Fickle. That’s just it; the epitome of life, summed up in a funny word. Life is fickle. People are fickle. Weather, plants, animals and cars. Appliances and wine. All of it. Friends and loves. Maybe we’re all like etch-a-sketches: once we have ourselves drawn to our liking, and things somewhat figured out and acceptable, we get shaken up and have to start all over again. I suppose that’s why Buddhism says that inherent suffering in life is trying to hold onto things, trying to keep life static, because that is one thing it can never be. There are just too many moving parts to stay still; besides, what kind of life is that, anyway? Have you ever felt stuck somewhere, with someone, in a job or a an apartment or a friendship? It’s just the worst. That’s not life. That can’t be life. I vacillate between thinking existence is totally random and pointless and knowing that we’re all here to do something, to have some effect, that’s meaningful. Maybe it’s both. Could it be both? Enter Taoism. It is and it isn’t! Could we combine all the good parts of all religions and philosophies, distill it into a few universal truths, and operate knowing those?
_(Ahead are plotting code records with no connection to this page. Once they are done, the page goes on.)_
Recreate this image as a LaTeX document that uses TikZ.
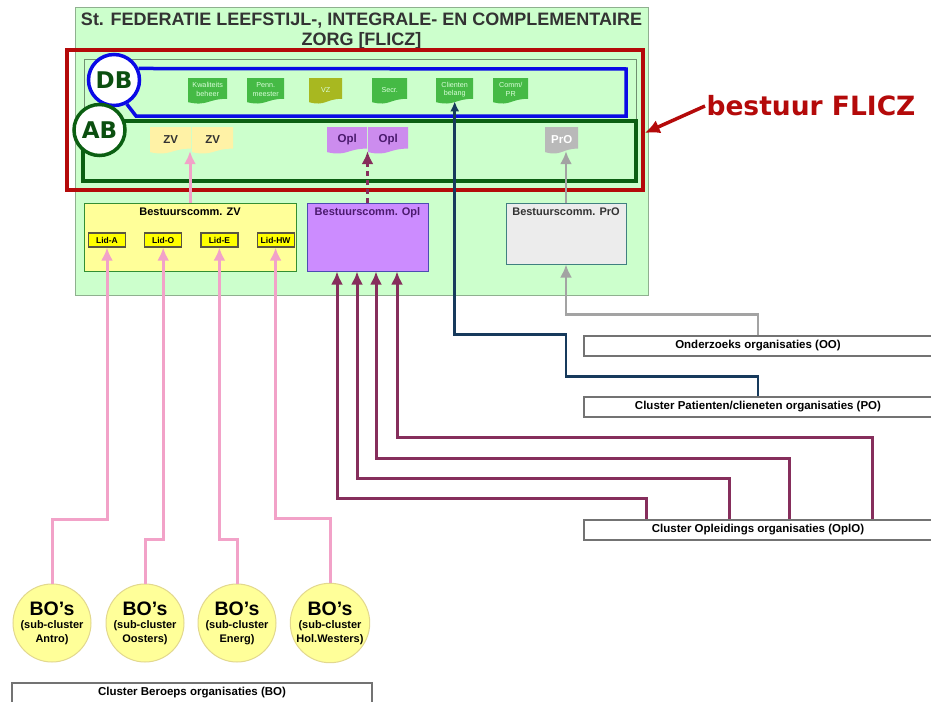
\documentclass[tikz,border=0pt]{standalone}
\usepackage{fontspec}
\setmainfont{Liberation Sans}
\newfontfamily\verdanafont{DejaVu Sans}
\usepackage{tikz}
\usetikzlibrary{shapes,arrows,arrows.meta,positioning}

\definecolor{fliczgreen}{HTML}{CCFFCC}
\definecolor{fliczborder}{HTML}{8FB08F}
\definecolor{innerborder}{HTML}{6F8F6F}
\definecolor{bestuurred}{HTML}{B40A0A}
\definecolor{dbblue}{HTML}{0A0AE6}
\definecolor{abgreen}{HTML}{0B5F12}
\definecolor{letteringgreen}{HTML}{0B4F10}
\definecolor{docgreen}{HTML}{45BA45}
\definecolor{docolive}{HTML}{A8B820}
\definecolor{docyellow}{HTML}{FFF2A6}
\definecolor{docpurple}{HTML}{CC8CEE}
\definecolor{docgray}{HTML}{B9B9B9}
\definecolor{opltext}{HTML}{4B1A6E}
\definecolor{commyellow}{HTML}{FFFF99}
\definecolor{commpurple}{HTML}{CC8CFF}
\definecolor{commgray}{HTML}{ECECEC}
\definecolor{lidyellow}{HTML}{FFFF00}
\definecolor{pinkline}{HTML}{F2A2C8}
\definecolor{oplline}{HTML}{862E5C}
\definecolor{navyline}{HTML}{173A5C}
\definecolor{grayline}{HTML}{A3A3A3}
\definecolor{bofill}{HTML}{FFFF99}
\definecolor{boborder}{HTML}{E2D88E}

% document shape: name, left, top, width, height, fill, text style, text
\newcommand{\docnode}[8]{%
  \fill[#6] (#2,#3) -- (#2+#4,#3) -- (#2+#4,#3+0.8*#5)
    .. controls (#2+0.5*#4,#3+0.8*#5) and (#2+0.5*#4,#3+1.1*#5) .. (#2,#3+0.93*#5) -- cycle;
  \node[#7, minimum width=#4, minimum height=0.88*#5, inner sep=0pt, anchor=north west] (#1) at (#2,#3) {#8};%
}

\begin{document}
\begin{tikzpicture}[x=1pt, y=-1pt,
        frame/.style={rectangle, draw, inner sep=0pt},
        titletext/.style={align=center, font=\bfseries\fontsize{18}{20}\selectfont, text=black!80},
        circletext/.style={circle, fill=white, line width=3.5pt, minimum size=51, inner sep=0pt, text=letteringgreen, font=\verdanafont\bfseries\fontsize{23}{24}\selectfont},
        dbtext/.style={align=center, text=green!15!white, font=\fontsize{7.2}{8.6}\selectfont},
        abtext/.style={text=black!80, font=\bfseries\fontsize{11.5}{13}\selectfont},
        commbox/.style={rectangle, draw, line width=1pt, inner sep=0pt},
        commtitle/.style={inner sep=0pt, font=\bfseries\fontsize{11}{13}\selectfont},
        lidbox/.style={rectangle, draw=black!75!yellow, fill=lidyellow, line width=1.2pt, minimum width=37, minimum height=14, inner sep=0pt, font=\bfseries\fontsize{8.5}{9}\selectfont},
        clusterbox/.style={rectangle, draw=black!55, fill=white, line width=1.2pt, minimum height=20, inner sep=0pt, font=\bfseries\fontsize{11.5}{13}\selectfont},
        bocircle/.style={circle, draw=boborder, fill=bofill, line width=1pt, minimum size=78, inner sep=0pt, align=center, font=\bfseries\fontsize{11}{13.5}\selectfont},
        bigtip/.style={-{Latex[length=13pt, width=12pt]}},
        pinkarrow/.style={draw=pinkline, line width=3pt, bigtip},
        oplarrow/.style={draw=oplline, line width=3pt, bigtip},
        navyarrow/.style={draw=navyline, line width=2.5pt, -{Latex[length=10pt, width=9pt]}},
        grayarrow/.style={draw=grayline, line width=2.5pt, bigtip},
        redarrow/.style={draw=bestuurred, line width=3.5pt, -{Latex[length=15pt, width=14pt]}}
    ]
        \useasboundingbox (0,0) rectangle (931,701);
        \fill[white] (0,0) rectangle (931,701);
        \clip (0,0) rectangle (931,701);

        % FLICZ frame and title
        \node[frame, fill=fliczgreen, draw=fliczborder, line width=1pt, minimum width=573, minimum height=287] (flicz) at (361.5,151.5) {};
        \node[titletext] (title) at (361.5,31) {St. FEDERATIE LEEFSTIJL-, INTEGRALE- EN COMPLEMENTAIRE\\ZORG [FLICZ]};

        % Bestuur frames
        \node[frame, draw=bestuurred, line width=3.5pt, minimum width=576, minimum height=140] (bestuur) at (355,120) {};
        \node[frame, draw=innerborder, line width=1pt, minimum width=552, minimum height=122] (inner) at (360,121) {};

        % DB
        \node[circletext, draw=dbblue] (db) at (114,80) {DB};
        \draw[dbblue, line width=3.5pt] (db.-62) -- (136,116) -- (626,116) -- (626,69) -- (db.25);

        % AB
        \node[frame, draw=abgreen, line width=4pt, minimum width=553, minimum height=60] (ab_frame) at (359.5,151) {};
        \node[circletext, draw=abgreen] (ab) at (99.5,130) {AB};

        % DB members
        \docnode{kwaliteit}{188}{78}{39}{26}{docgreen}{dbtext}{Kwaliteits\\beheer}
        \docnode{penningmeester}{247}{78}{37}{26}{docgreen}{dbtext}{Penn.\\meester}
        \docnode{voorzitter}{309}{78}{33}{26}{docolive}{dbtext}{VZ}
        \docnode{secretaris}{372}{78}{35}{26}{docgreen}{dbtext}{Secr.}
        \docnode{clienten}{436}{78}{37}{26}{docgreen}{dbtext}{Clienten\\belang}
        \docnode{communicatie}{493}{78}{35}{26}{docgreen}{dbtext}{Comm/\\PR}

        % AB members
        \docnode{zv_one}{150}{127}{41}{27}{docyellow}{abtext}{ZV}
        \docnode{zv_two}{192}{127}{41}{27}{docyellow}{abtext}{ZV}
        \docnode{opl_one}{327}{127}{40}{27}{docpurple}{abtext, text=opltext}{Opl}
        \docnode{opl_two}{368}{127}{40}{27}{docpurple}{abtext, text=opltext}{Opl}
        \docnode{pro_doc}{545}{127}{33}{27}{docgray}{abtext, text=white}{PrO}

        % Bestuurscommissies
        \node[commbox, fill=commyellow, draw=black!40!green!60!gray, minimum width=212, minimum height=68] (bc_zv) at (190,237) {};
        \node[commtitle, anchor=north, yshift=-5pt] (bc_zv_title) at (bc_zv.north) {Bestuurscomm. ZV};
        \node[commbox, fill=commpurple, draw=blue!40!gray, minimum width=121, minimum height=68] (bc_opl) at (367.5,237) {};
        \node[commtitle, text=opltext, anchor=north, yshift=-5pt] (bc_opl_title) at (bc_opl.north) {Bestuurscomm. Opl};
        \node[commbox, fill=commgray, draw=teal!50!gray, minimum width=120, minimum height=61] (bc_pro) at (566,233.5) {};
        \node[commtitle, text=black!80, anchor=north, yshift=-5pt] (bc_pro_title) at (bc_pro.north) {Bestuurscomm. PrO};

        % Leden
        \node[lidbox] (lid_a) at (107,240) {Lid-A};
        \node[lidbox, right=18pt of lid_a] (lid_o) {Lid-O};
        \node[lidbox, right=18pt of lid_o] (lid_e) {Lid-E};
        \node[lidbox, right=18pt of lid_e] (lid_hw) {Lid-HW};

        % Clusters
        \node[clusterbox, minimum width=348] (oo) at (758,346) {Onderzoeks organisaties (OO)};
        \node[clusterbox, minimum width=348] (po) at (758,407) {Cluster Patienten/clieneten organisaties (PO)};
        \node[clusterbox, minimum width=348] (oplo) at (758,530) {Cluster Opleidings organisaties (OplO)};
        \node[clusterbox, minimum width=360] (bo) at (192,693) {Cluster Beroeps organisaties (BO)};

        % BO sub-clusters
        \node[bocircle] (bo_antro) at (52,623) {{\fontsize{19.5}{20}\selectfont BO's}\\(sub-cluster\\Antro)};
        \node[bocircle] (bo_oosters) at (145,623) {{\fontsize{19.5}{20}\selectfont BO's}\\(sub-cluster\\Oosters)};
        \node[bocircle] (bo_energ) at (237,623) {{\fontsize{19.5}{20}\selectfont BO's}\\(sub-cluster\\Energ)};
        \node[bocircle] (bo_hol) at (330,623) {{\fontsize{19.5}{20}\selectfont BO's}\\(sub-cluster\\Hol.Westers)};

        % bestuur label
        \node[text=bestuurred, font=\verdanafont\bfseries\fontsize{26.5}{28}\selectfont] (bestuur_label) at (811,106) {bestuur FLICZ};

        % Connections
        \draw[pinkarrow] (bc_zv.north) -- (bc_zv.north |- zv_one.south);
        \draw[oplarrow, dash pattern=on 5pt off 4pt] (bc_opl.north) -- (bc_opl.north |- opl_one.south);
        \draw[grayarrow] (bc_pro.north) -- (bc_pro.north |- pro_doc.south);
        \draw[pinkarrow] (bo_antro.north) -- ++(0,-64) -| (lid_a.south);
        \draw[pinkarrow] (bo_oosters.north) -- ++(0,-44) -| (lid_o.south);
        \draw[pinkarrow] (bo_energ.north) -- ++(0,-44) -| (lid_e.south);
        \draw[pinkarrow] (bo_hol.north) -- ++(0,-64) -| (lid_hw.south);
        \foreach \sx/\rise/\ex in {63/21/-30.5, 146/41/-10.5, 206/61/8.5, 289/82/29.5}
            \draw[oplarrow] ([xshift=\sx pt]oplo.north west) -- ++(0,-\rise) -| ([xshift=\ex pt]bc_opl.south);
        \draw[grayarrow] (oo.north) -- ++(0,-21) -| (bc_pro.south);
        \draw[navyarrow] (po.north) -- ++(0,-20) -- ++(-192,0) -- ++(0,-42) -| (clienten.south);
        \draw[redarrow] ([xshift=2pt]bestuur_label.west) -- ([yshift=-13pt]bestuur.east);

    \end{tikzpicture}
\end{document}
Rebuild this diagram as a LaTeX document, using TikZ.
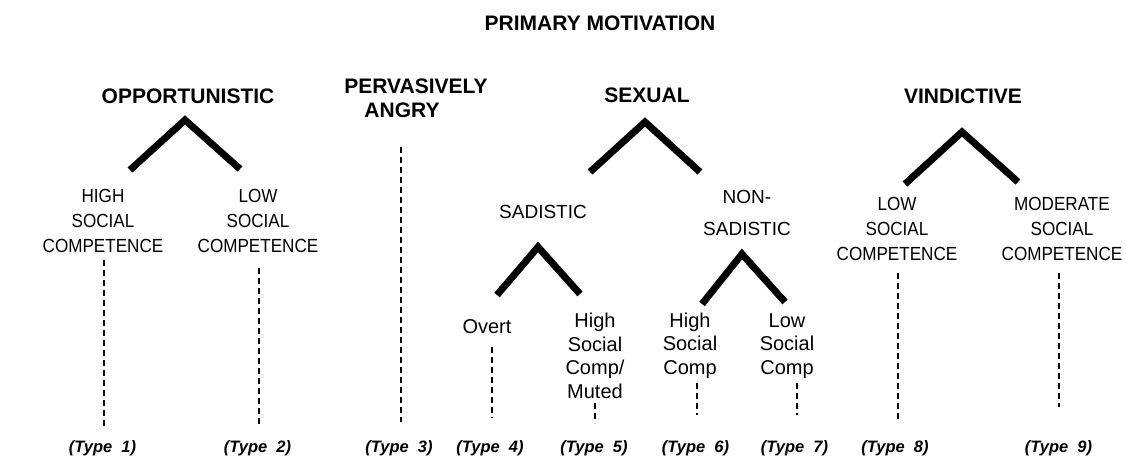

One of my favorite of these random tenets is “Nothing is Personal.” Everything everyone does is really about them, not you. We all just trigger reactions and emotions and feelings and thoughts in other people that have little or nothing to do with us, personally, and everything to do, AGAIN, with their mental roads and predispositions and synapses. Things that were nurtured and natured into them and compel action based on self-preservation, whatever that person’s method of self-preserving is. Sometimes it’s to pounce and hurt; sometimes it’s to spread themselves out, sexually or emotionally or socially, among as many people as possible; sometimes it’s to renounce humanity or seclude themselves to keep from relating to others. After all, it’s people that love us and hurt us; make us laugh and make us ache; force us to appreciate life and or make us despise existing altogether. It’s natural to think that the best reaction after being attacked or hurt or disemboweled by someone else, especially someone we care about or have let in, is to withdraw and close up. The way flowers close up when the sun doesn’t come out. The way animals give you the silent treatment after you leave them home alone for a day. The way sea coral dies when you touch it. As if we need another struggle, it seems like that’s a fundamental one – to stay open and loving and compassionate after the ones closest to you have wounded you inside, intentionally or not. Have deflated your sense of security in them and humans in general. It’s all about keeping it in perspective and not taking it personally. Everything seems personal though; could it be and not be all at once?

I wonder if anyone else wonders why all they have is questions and never answers.